Booing that came mainly from the crowd in the stands became so intense that Doctorow stopped speaking at one point, showing no emotion as he stood silently and listened to the jeers. Hofstra President Stuart Rabinowitz intervened, and called on the audience to allow him to finish. He did, although some booing persisted.

Doctorow, who spent virtually all of his 20-minute address in Hempstead criticizing Bush, told the crowd that like himself the president is a storyteller. But "sadly they are not good stories this president tells," he said. "They are not good stories because they are not true." That line provoked the first boos, along with scattered cheers.

"...But anyway we went off to war on the basis of these stories."

Those lines provoked an outburst of boos so loud the "Ragtime" author stopped the speech. Rabinowitz approached the podium and called for calm. "We value open discussion and debate," he said. "For the sake of your graduates, please let him finish."

...

Many parents and relatives of the more than 1,300 undergraduates were livid over the address, saying afterward that a college graduation was not the place for a political speech. "If this would have happened in Florida, we would have taken him out" of the stadium, said Frank Mallafre, who traveled from Miami for his granddaughter's graduation.

trendkill
09-28-2004, 11:40 AM
I didn't like it. It was well-written, but it stated as facts things about the president we can't really know for certain, i.e. what he feels or doesn't feel in his heart. I don't think George W. Bush cares about the troops or the poor either (in fact, no matter how many times I hear it, I'm always amazed when people say that they trust him personally and think he has integrity), but in my opinion, the way to figure out what's going on in someone's brain is to ask him, not to dowse his mental sins like some overconfident Calvinist. We've probably all been guilty of this at some point or another, but I sure don't appreciate when it's done to me. That's what I kept thinking whenever the author launched into another grandiose paragraph detailing Bush's deepest feelings or lack thereof.

Also, I disagreed with the idea that the Iraq war is a fundamental departure for US foreign policy, which signaled its "morphing into a rogue nation". The difference between Iraq and the other imperialistic wars we've fought is mainly a PR difference. It was more blatant than the US's previous MO. More hamfisted, but not so much more reprehensible. We have a history of grooming dictators and then declaring them evil and snuffing them out when they become difficult to control. Very little "morphing" was required to get us into shape for another unprovoked regime change.

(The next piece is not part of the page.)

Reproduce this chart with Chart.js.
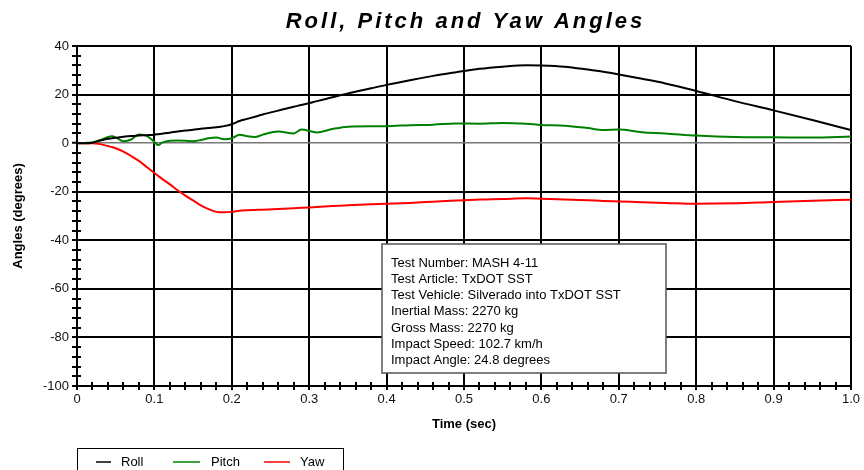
<!DOCTYPE html>
<html>
<head>
<meta charset="utf-8">
<script src="https://cdn.jsdelivr.net/npm/chart.js@4.4.1/dist/chart.umd.min.js"></script>
<style>
  html, body { margin: 0; padding: 0; background: #fff; }
</style>
</head>
<body>
<canvas id="anglesChart" width="864" height="470"></canvas>
<script>
// values
const timeSec = [0, 0.01, 0.02, 0.03, 0.04, 0.045, 0.05, 0.06, 0.07, 0.08, 0.09, 0.1, 0.105, 0.11, 0.12, 0.13, 0.14, 0.15, 0.16, 0.17, 0.18, 0.19, 0.2,
  0.21, 0.22, 0.23, 0.24, 0.26, 0.28, 0.29, 0.31, 0.33, 0.35, 0.38, 0.4, 0.43, 0.46, 0.49, 0.52, 0.55, 0.58, 0.6,
  0.63, 0.66, 0.68, 0.7, 0.73, 0.76, 0.8, 0.85, 0.9, 0.95, 1.0];
const roll = [0, 0, 0.2, 1.1, 1.8, 2.0, 2.2, 2.6, 2.9, 3.1, 3.3, 3.5, 3.7, 3.9, 4.3, 4.8, 5.2, 5.5, 5.9, 6.2, 6.5, 7.0, 7.8,
  9.1, 10.0, 10.9, 11.8, 13.4, 15.0, 15.7, 17.3, 18.9, 20.5, 22.6, 24.0, 25.9, 27.7, 29.2, 30.6, 31.5, 32.1, 32.0,
  31.5, 30.3, 29.4, 28.3, 26.5, 24.6, 21.5, 17.3, 13.5, 9.5, 5.4];
const pitch = [0, 0.1, 0.3, 1.2, 2.5, 2.8, 2.4, 0.8, 1.5, 3.6, 3.0, 0.5, -0.8, 0.2, 1.0, 1.1, 1.0, 0.8, 1.3, 2.0, 2.3, 1.6, 2.0,
  3.5, 2.8, 2.5, 3.5, 4.8, 4.0, 5.6, 4.4, 5.8, 6.8, 7.0, 7.0, 7.4, 7.6, 8.1, 8.0, 8.3, 8.0, 7.5,
  7.2, 6.2, 5.4, 5.6, 4.5, 4.0, 3.1, 2.5, 2.4, 2.3, 2.7];
const yaw = [0, 0, 0, -0.4, -1.2, -1.6, -2.1, -3.5, -5.3, -7.3, -9.8, -12.3, -13.5, -14.7, -17.0, -19.4, -21.6, -23.6, -25.6, -27.2, -28.3, -28.5, -28.3,
  -27.8, -27.6, -27.5, -27.4, -27.1, -26.8, -26.6, -26.3, -25.9, -25.6, -25.2, -25.0, -24.6, -24.1, -23.6, -23.2, -23.0, -22.7, -22.9,
  -23.2, -23.5, -23.8, -24.0, -24.3, -24.6, -25.0, -24.8, -24.2, -23.7, -23.3];

const seriesNames = ['Roll', 'Pitch', 'Yaw'];
const seriesColors = ['#000000', '#008000', '#ff0000'];
const chartTitle = 'Roll, Pitch and Yaw Angles';

const testInfo = [
    'Test Number: MASH 4-11',
    'Test Article: TxDOT SST',
    'Test Vehicle: Silverado into TxDOT SST',
    'Inertial Mass: 2270 kg',
    'Gross Mass: 2270 kg',
    'Impact Speed: 102.7 km/h',
    'Impact Angle: 24.8 degrees'
];

const FONT = "'Liberation Sans', Arial, sans-serif";

function isMajorX(v) { return Math.round(v * 100) % 10 === 0; }
function isMajorY(v) { return Math.round(v) % 20 === 0; }

// spaced-out title, minor tick inner halves, the info box and the boxed legend
const extrasPlugin = {
    id: 'extras',
    afterDraw(chart) {
        const { ctx, chartArea, scales: { x, y } } = chart;
        ctx.save();

        // title (the original has wide letter spacing)
        ctx.font = 'italic bold 22px ' + FONT;
        ctx.fillStyle = '#000';
        ctx.textBaseline = 'alphabetic';
        ctx.letterSpacing = '3px';
        const tw = ctx.measureText(chartTitle).width - 3;
        ctx.fillText(chartTitle, (chartArea.left + chartArea.right) / 2 - tw / 2, 28);
        ctx.letterSpacing = '0px';

        ctx.strokeStyle = '#000';
        ctx.lineWidth = 2;
        ctx.beginPath();
        y.ticks.forEach(t => {
            if (isMajorY(t.value)) return;
            const py = Math.round(y.getPixelForValue(t.value));
            ctx.moveTo(chartArea.left, py);
            ctx.lineTo(chartArea.left + 4, py);
        });
        x.ticks.forEach(t => {
            if (isMajorX(t.value)) return;
            const px = Math.round(x.getPixelForValue(t.value));
            ctx.moveTo(px, chartArea.bottom);
            ctx.lineTo(px, chartArea.bottom - 4);
        });
        ctx.stroke();

        // info box
        const bx = chartArea.left + 305, by = chartArea.top + 198;
        ctx.fillStyle = '#fff';
        ctx.fillRect(bx, by, 284, 129);
        ctx.strokeStyle = '#555';
        ctx.lineWidth = 1.5;
        ctx.strokeRect(bx, by, 284, 129);
        ctx.fillStyle = '#000';
        ctx.font = '13px ' + FONT;
        ctx.textBaseline = 'middle';
        testInfo.forEach((line, i) => ctx.fillText(line, bx + 9, by + 19 + i * 16.3));

        // legend
        const lx = chartArea.left, ly = 448;
        ctx.strokeStyle = '#000';
        ctx.lineWidth = 1;
        ctx.strokeRect(lx + 0.5, ly + 0.5, 266, 40);
        const items = [[19, 34, 44], [96, 123, 134], [187, 213, 223]];
        chart.data.datasets.forEach((ds, i) => {
            const [a, b, t] = items[i];
            ctx.strokeStyle = ds.borderColor;
            ctx.lineWidth = 1.5;
            ctx.beginPath();
            ctx.moveTo(lx + a, ly + 14);
            ctx.lineTo(lx + b, ly + 14);
            ctx.stroke();
            ctx.fillStyle = '#000';
            ctx.fillText(ds.label, lx + t, ly + 14);
        });

        ctx.restore();
    }
};

const datasets = [roll, pitch, yaw].map((vals, i) => ({
    label: seriesNames[i],
    data: timeSec.map((t, k) => ({ x: t, y: vals[k] })),
    borderColor: seriesColors[i],
    borderWidth: 2,
    pointRadius: 0,
    cubicInterpolationMode: 'monotone'
}));

new Chart(document.getElementById('anglesChart').getContext('2d'), {
    type: 'line',
    data: { datasets: datasets },
    options: {
        responsive: false,
        animation: false,
        events: [],
        layout: { padding: { left: 0, right: 13, top: 46, bottom: 38 } },
        plugins: {
            legend: { display: false },
            tooltip: { enabled: false },
            title: { display: false }
        },
        scales: {
            x: {
                type: 'linear',
                min: 0,
                max: 1,
                afterFit(scale) { scale.height = 46; },
                ticks: {
                    stepSize: 0.02,
                    autoSkip: false,
                    maxRotation: 0,
                    padding: 2,
                    color: '#111',
                    font: { family: FONT, size: 13 },
                    callback: v => !isMajorX(v) ? '' : (v === 0 ? '0' : Number(v).toFixed(1))
                },
                grid: {
                    color: c => isMajorX(c.tick.value) ? '#000' : 'rgba(0,0,0,0)',
                    lineWidth: 2,
                    tickColor: '#000',
                    tickWidth: 2,
                    tickLength: 4
                },
                border: { color: '#000', width: 2 },
                title: {
                    display: true,
                    text: 'Time (sec)',
                    color: '#000',
                    font: { family: FONT, size: 13, weight: 'bold' },
                    padding: { top: 0, bottom: 0 }
                }
            },
            y: {
                min: -100,
                max: 40,
                afterFit(scale) { scale.width = 77; },
                ticks: {
                    stepSize: 4,
                    autoSkip: false,
                    padding: 3,
                    color: '#111',
                    font: { family: FONT, size: 13 },
                    callback: v => isMajorY(v) ? String(v) : ''
                },
                grid: {
                    color: c => c.tick.value === 0 ? '#777' : (isMajorY(c.tick.value) ? '#000' : 'rgba(0,0,0,0)'),
                    lineWidth: c => c.tick.value === 0 ? 1.5 : 2,
                    tickColor: '#000',
                    tickWidth: 2,
                    tickLength: 5
                },
                border: { color: '#000', width: 2 },
                title: {
                    display: true,
                    text: 'Angles (degrees)',
                    color: '#000',
                    font: { family: FONT, size: 13, weight: 'bold' },
                    padding: { top: 11, bottom: 0 }
                }
            }
        }
    },
    plugins: [extrasPlugin]
});
</script>
</body>
</html>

The disappointing thing was that when the real shape of things was revealed, half of America still didn't care. I suppose in a way this means I have something to thank this administration for. One more troublesome illusion shattered, one more sordid truth exposed.

Clutch Munny
09-28-2004, 03:52 PM
I didn't like it. It was well-written, but it stated as facts things about the president we can't really know for certain, i.e. what he feels or doesn't feel in his heart. I don't think George W. Bush cares about the troops or the poor either (in fact, no matter how many times I hear it, I'm always amazed when people say that they trust him personally and think he has integrity), but in my opinion, the way to figure out what's going on in someone's brain is to ask him, not to dowse his mental sins like some overconfident Calvinist.


I didn't much care for this either, but only because the prose was a bit purple for my tastes.

ELD does, after all, try to link what Bush thinks to his observable actions. This is virtually the only access we ever get to someone's mental states, and it is very often completely sufficient. "Did you really feel like you needed to score?" is superfluous, after we watch a running back take a series of punishing hits but still claw his way in for a touchdown.

So, e.g., when Bush, in an interview with Talk Magazine, puts on a fake high-pitched voice and pretends to be Karla Faye Tucker on death row ("'Please,' Bush whimpers, his lips pursed in mock desperation, 'don't kill me,' " ), it is mental dowsing of no unwarranted sort to conclude that he tends towards shallow lack of empathy. Especially when this is part of a pattern of behaviour, of the kind to which ELD is alluding.

trendkill
09-28-2004, 05:43 PM
The Karla Faye Tucker thing is the most obvious evidence that Bush has a serious compassion deficit, I've cited it in the past many times. But Doctorow didn't cite it and make points directly related to it, instead he went into a lot of detail about what Bush does and doesn't feel with relatively little backup. Mostly based on the fact that Bush behaves personably and jocularly at public functions. Reading back over it, it's hard to pick out any justification for the detailed accusations, actually, with the possible exception of the joke about the lack of WMD in Iraq.

Clutch Munny
09-28-2004, 08:01 PM
<shrug>

It depends, I suppose, on whether you think ELD is assuming his readers are familiar with the basic acts of governance, and omissions of acts, by GWB. Still, he also contrasts the lack of overt sympathy for families of dead soldiers with the overt actions taken to enrich the already fabulously rich, and concludes that this indicates little feeling for the families of the war dead. Of course it's not a psychology journal article, nor is it even grand inspired journalism; it lacks the detailed argument of "J'accuse", though including some of its rhetorical exuberance.

(Zola, for what it's worth, was criminally convicted of attributing motive merely on the basis of actions-given-evidence.)

Anyhow, I think the article is not intended to express an airtight argument. It's failure to do so does not impugn its value by the lights of its intended goal -- not to document some erstwhile uncertain claims about Bush, but to jolt one out of one's complacency in regarding the known facts about him.